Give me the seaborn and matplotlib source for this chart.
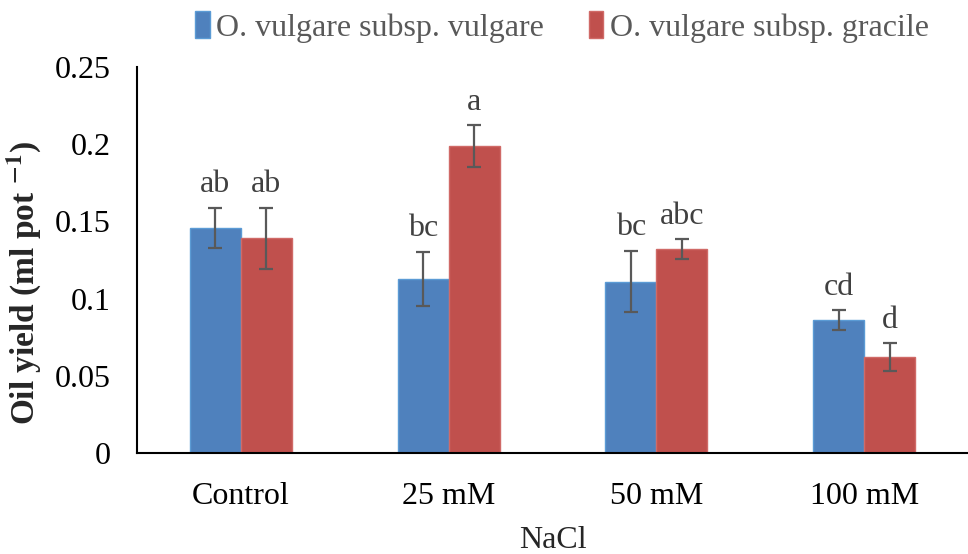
import matplotlib
matplotlib.use("Agg")
import matplotlib.pyplot as plt
import seaborn as sns
import pandas as pd
from matplotlib.ticker import FuncFormatter
from matplotlib.patches import Patch

categories = ["Control", "25 mM", "50 mM", "100 mM"]
series_names = ["O. vulgare subsp. vulgare", "O. vulgare subsp. gracile"]
vulgare = [0.146, 0.113, 0.111, 0.086]
gracile = [0.139, 0.199, 0.132, 0.062]
vulgare_err = [0.013, 0.0175, 0.020, 0.0065]
gracile_err = [0.020, 0.0135, 0.0065, 0.009]
vulgare_letters = ["ab", "bc", "bc", "cd"]
gracile_letters = ["ab", "a", "abc", "d"]
yticks = [0, 0.05, 0.1, 0.15, 0.2, 0.25]

sns.set_theme(style="white")
plt.rcParams["font.family"] = ["Liberation Serif", "DejaVu Serif"]
plt.rcParams["mathtext.fontset"] = "stix"

df = pd.DataFrame({
    "cat": categories * 2,
    "series": [series_names[0]] * 4 + [series_names[1]] * 4,
    "val": vulgare + gracile,
})
colors = ["#4F81BD", "#C0504D"]
edges = ["#5B9BD5", "#D06A67"]

fig = plt.figure(figsize=(9.68, 5.54), dpi=100)
ax = fig.add_axes([137 / 968, 101 / 554, (968 - 137) / 968, (453 - 67) / 554])
sns.barplot(data=df, x="cat", y="val", hue="series", palette=colors,
            width=0.49, ax=ax, legend=False, errorbar=None, saturation=1)

errs = [vulgare_err, gracile_err]
vals = [vulgare, gracile]
letters = [vulgare_letters, gracile_letters]
bar_containers = list(ax.containers)
for k, cont in enumerate(bar_containers):
    for i, bar in enumerate(cont.patches):
        bar.set_edgecolor(edges[k])
        bar.set_linewidth(1.0)
        xc = bar.get_x() + bar.get_width() / 2
        ax.errorbar(xc, vals[k][i], yerr=errs[k][i], color="#595959",
                    capsize=5, elinewidth=1.6, capthick=1.6, fmt="none", zorder=5)
        ax.annotate(letters[k][i], (xc, vals[k][i] + errs[k][i]),
                    xytext=(0, 6), textcoords="offset points", ha="center",
                    va="bottom", fontsize=23, color="#404040")

ax.set_xlim(-0.5, 3.5)
ax.set_ylim(0, 0.25)
ax.set_yticks(yticks)
ax.yaxis.set_major_formatter(FuncFormatter(lambda v, p: "0" if v == 0 else ("%g" % v)))
ax.tick_params(axis="both", length=0, labelsize=23, colors="black")
ax.tick_params(axis="y", pad=19)
ax.tick_params(axis="x", pad=21)
for s in ["top", "right"]:
    ax.spines[s].set_visible(False)
for s in ["left", "bottom"]:
    ax.spines[s].set_color("black")
    ax.spines[s].set_linewidth(1.5)
ax.set_xlabel("NaCl", fontsize=23, labelpad=11)
ax.set_ylabel(r"Oil yield (ml pot $^{\mathbf{-1}}$)", fontsize=24, fontweight="bold")
ax.yaxis.set_label_coords(-94 / 831, 0.44)

handles = [Patch(facecolor=colors[0], edgecolor=edges[0]), Patch(facecolor=colors[1], edgecolor=edges[1])]
leg = fig.legend(handles, series_names, loc="center", bbox_to_anchor=(562 / 968, 1 - 27 / 554),
                 ncol=2, frameon=False, fontsize=23, handlelength=0.45, handleheight=0.9,
                 handletextpad=0.2, columnspacing=1.4)
for t in leg.get_texts():
    t.set_color("#595959")

fig.savefig("out.png", dpi=100)
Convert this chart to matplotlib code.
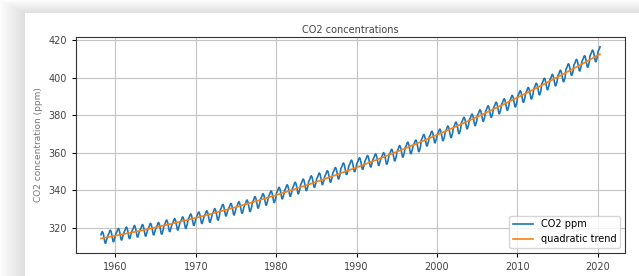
import numpy as np
import matplotlib.pyplot as plt

# Mauna Loa annual mean CO2 (ppm), 1958 partial
years = np.arange(1958, 2021)
annual_ppm = [315.2, 315.98, 316.91, 317.64, 318.45, 318.99, 319.62, 320.04, 321.37, 322.18,
              323.05, 324.62, 325.68, 326.32, 327.46, 329.68, 330.19, 331.13, 332.03, 333.84,
              335.41, 336.84, 338.76, 340.12, 341.48, 343.15, 344.87, 346.35, 347.61, 349.31,
              351.69, 353.20, 354.45, 355.70, 356.54, 357.21, 358.96, 360.97, 362.74, 363.88,
              366.84, 368.54, 369.71, 371.32, 373.45, 375.98, 377.70, 379.98, 382.09, 384.02,
              385.83, 387.64, 390.10, 391.85, 394.06, 396.74, 398.81, 401.01, 404.41, 406.76,
              408.72, 411.66, 413.9]
# seasonal anomaly Jan..Dec (ppm)
season = [-0.15, 0.55, 1.3, 2.45, 2.95, 2.3, 0.8, -1.25, -3.05, -3.25, -1.95, -0.7]

t, co2 = [], []
for y, a in zip(years, annual_ppm):
    for m in range(12):
        if y == 1958 and m < 2:
            continue
        if y == 2020 and m > 3:
            continue
        t.append(y + (m + 0.5) / 12)
        co2.append(a + season[m])
t = np.array(t)
co2 = np.array(co2)

coef = np.polyfit(t, co2, 2)
trend = np.polyval(coef, t)

fig = plt.figure(figsize=(6.39, 2.76), dpi=100)

# screenshot shadow around the card
bg = fig.add_axes([0, 0, 1, 1], zorder=-10)
H, W = 276, 639
yy, xx = np.mgrid[0:H, 0:W]
dx = np.clip(25 - xx, 0, None)
dy = np.clip(13 - yy, 0, None)
outside = (dx > 0) | (dy > 0)
d = np.maximum(dx / 25.0, dy / 13.0)
g = np.where(outside, 0.87 + 0.12 * d, 1.0)
bg.imshow(np.dstack([g, g, g]), aspect='auto', extent=[0, 1, 0, 1], vmin=0, vmax=1)
bg.axis('off')

ax = fig.add_axes([0.119, 0.083, 0.859, 0.783])
ax.plot(t, co2, color='#1f77b4', linewidth=1.2, label='CO2 ppm')
ax.plot(t, trend, color='#ff7f0e', linewidth=1.2, label='quadratic trend')
ax.grid(True, color='#c4c4c4', linewidth=0.8)
ax.set_title('CO2 concentrations', fontsize=7, color='#444444', pad=3)
ax.set_ylabel('CO2 concentration (ppm)', fontsize=6.5, color='#777777')
ax.tick_params(labelsize=7, labelcolor='#444444', length=3)
ax.set_yticks([320, 340, 360, 380, 400, 420])
ax.legend(loc='lower right', fontsize=7, framealpha=0.8)
for s in ax.spines.values():
    s.set_color('#333333')

fig.savefig('out.png', dpi=100)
##############################
Problem statement → Return every line of the records exactly as given, pictures excluded.

Task response →
Give me the seaborn and matplotlib source for this chart.
import matplotlib
matplotlib.use("Agg")
import matplotlib.pyplot as plt
import seaborn as sns
import pandas as pd
from matplotlib.ticker import FuncFormatter
from matplotlib.patches import Patch

categories = ["Control", "25 mM", "50 mM", "100 mM"]
series_names = ["O. vulgare subsp. vulgare", "O. vulgare subsp. gracile"]
vulgare = [0.146, 0.113, 0.111, 0.086]
gracile = [0.139, 0.199, 0.132, 0.062]
vulgare_err = [0.013, 0.0175, 0.020, 0.0065]
gracile_err = [0.020, 0.0135, 0.0065, 0.009]
vulgare_letters = ["ab", "bc", "bc", "cd"]
gracile_letters = ["ab", "a", "abc", "d"]
yticks = [0, 0.05, 0.1, 0.15, 0.2, 0.25]

sns.set_theme(style="white")
plt.rcParams["font.family"] = ["Liberation Serif", "DejaVu Serif"]
plt.rcParams["mathtext.fontset"] = "stix"

df = pd.DataFrame({
    "cat": categories * 2,
    "series": [series_names[0]] * 4 + [series_names[1]] * 4,
    "val": vulgare + gracile,
})
colors = ["#4F81BD", "#C0504D"]
edges = ["#5B9BD5", "#D06A67"]

fig = plt.figure(figsize=(9.68, 5.54), dpi=100)
ax = fig.add_axes([137 / 968, 101 / 554, (968 - 137) / 968, (453 - 67) / 554])
sns.barplot(data=df, x="cat", y="val", hue="series", palette=colors,
            width=0.49, ax=ax, legend=False, errorbar=None, saturation=1)

errs = [vulgare_err, gracile_err]
vals = [vulgare, gracile]
letters = [vulgare_letters, gracile_letters]
bar_containers = list(ax.containers)
for k, cont in enumerate(bar_containers):
    for i, bar in enumerate(cont.patches):
        bar.set_edgecolor(edges[k])
        bar.set_linewidth(1.0)
        xc = bar.get_x() + bar.get_width() / 2
        ax.errorbar(xc, vals[k][i], yerr=errs[k][i], color="#595959",
                    capsize=5, elinewidth=1.6, capthick=1.6, fmt="none", zorder=5)
        ax.annotate(letters[k][i], (xc, vals[k][i] + errs[k][i]),
                    xytext=(0, 6), textcoords="offset points", ha="center",
                    va="bottom", fontsize=23, color="#404040")

ax.set_xlim(-0.5, 3.5)
ax.set_ylim(0, 0.25)
ax.set_yticks(yticks)
ax.yaxis.set_major_formatter(FuncFormatter(lambda v, p: "0" if v == 0 else ("%g" % v)))
ax.tick_params(axis="both", length=0, labelsize=23, colors="black")
ax.tick_params(axis="y", pad=19)
ax.tick_params(axis="x", pad=21)
for s in ["top", "right"]:
    ax.spines[s].set_visible(False)
for s in ["left", "bottom"]:
    ax.spines[s].set_color("black")
    ax.spines[s].set_linewidth(1.5)
ax.set_xlabel("NaCl", fontsize=23, labelpad=11)
ax.set_ylabel(r"Oil yield (ml pot $^{\mathbf{-1}}$)", fontsize=24, fontweight="bold")
ax.yaxis.set_label_coords(-94 / 831, 0.44)

handles = [Patch(facecolor=colors[0], edgecolor=edges[0]), Patch(facecolor=colors[1], edgecolor=edges[1])]
leg = fig.legend(handles, series_names, loc="center", bbox_to_anchor=(562 / 968, 1 - 27 / 554),
                 ncol=2, frameon=False, fontsize=23, handlelength=0.45, handleheight=0.9,
                 handletextpad=0.2, columnspacing=1.4)
for t in leg.get_texts():
    t.set_color("#595959")

fig.savefig("out.png", dpi=100)
Convert this chart to matplotlib code.
import numpy as np
import matplotlib.pyplot as plt

# Mauna Loa annual mean CO2 (ppm), 1958 partial
years = np.arange(1958, 2021)
annual_ppm = [315.2, 315.98, 316.91, 317.64, 318.45, 318.99, 319.62, 320.04, 321.37, 322.18,
              323.05, 324.62, 325.68, 326.32, 327.46, 329.68, 330.19, 331.13, 332.03, 333.84,
              335.41, 336.84, 338.76, 340.12, 341.48, 343.15, 344.87, 346.35, 347.61, 349.31,
              351.69, 353.20, 354.45, 355.70, 356.54, 357.21, 358.96, 360.97, 362.74, 363.88,
              366.84, 368.54, 369.71, 371.32, 373.45, 375.98, 377.70, 379.98, 382.09, 384.02,
              385.83, 387.64, 390.10, 391.85, 394.06, 396.74, 398.81, 401.01, 404.41, 406.76,
              408.72, 411.66, 413.9]
# seasonal anomaly Jan..Dec (ppm)
season = [-0.15, 0.55, 1.3, 2.45, 2.95, 2.3, 0.8, -1.25, -3.05, -3.25, -1.95, -0.7]

t, co2 = [], []
for y, a in zip(years, annual_ppm):
    for m in range(12):
        if y == 1958 and m < 2:
            continue
        if y == 2020 and m > 3:
            continue
        t.append(y + (m + 0.5) / 12)
        co2.append(a + season[m])
t = np.array(t)
co2 = np.array(co2)

coef = np.polyfit(t, co2, 2)
trend = np.polyval(coef, t)

fig = plt.figure(figsize=(6.39, 2.76), dpi=100)

# screenshot shadow around the card
bg = fig.add_axes([0, 0, 1, 1], zorder=-10)
H, W = 276, 639
yy, xx = np.mgrid[0:H, 0:W]
dx = np.clip(25 - xx, 0, None)
dy = np.clip(13 - yy, 0, None)
outside = (dx > 0) | (dy > 0)
d = np.maximum(dx / 25.0, dy / 13.0)
g = np.where(outside, 0.87 + 0.12 * d, 1.0)
bg.imshow(np.dstack([g, g, g]), aspect='auto', extent=[0, 1, 0, 1], vmin=0, vmax=1)
bg.axis('off')

ax = fig.add_axes([0.119, 0.083, 0.859, 0.783])
ax.plot(t, co2, color='#1f77b4', linewidth=1.2, label='CO2 ppm')
ax.plot(t, trend, color='#ff7f0e', linewidth=1.2, label='quadratic trend')
ax.grid(True, color='#c4c4c4', linewidth=0.8)
ax.set_title('CO2 concentrations', fontsize=7, color='#444444', pad=3)
ax.set_ylabel('CO2 concentration (ppm)', fontsize=6.5, color='#777777')
ax.tick_params(labelsize=7, labelcolor='#444444', length=3)
ax.set_yticks([320, 340, 360, 380, 400, 420])
ax.legend(loc='lower right', fontsize=7, framealpha=0.8)
for s in ax.spines.values():
    s.set_color('#333333')

fig.savefig('out.png', dpi=100)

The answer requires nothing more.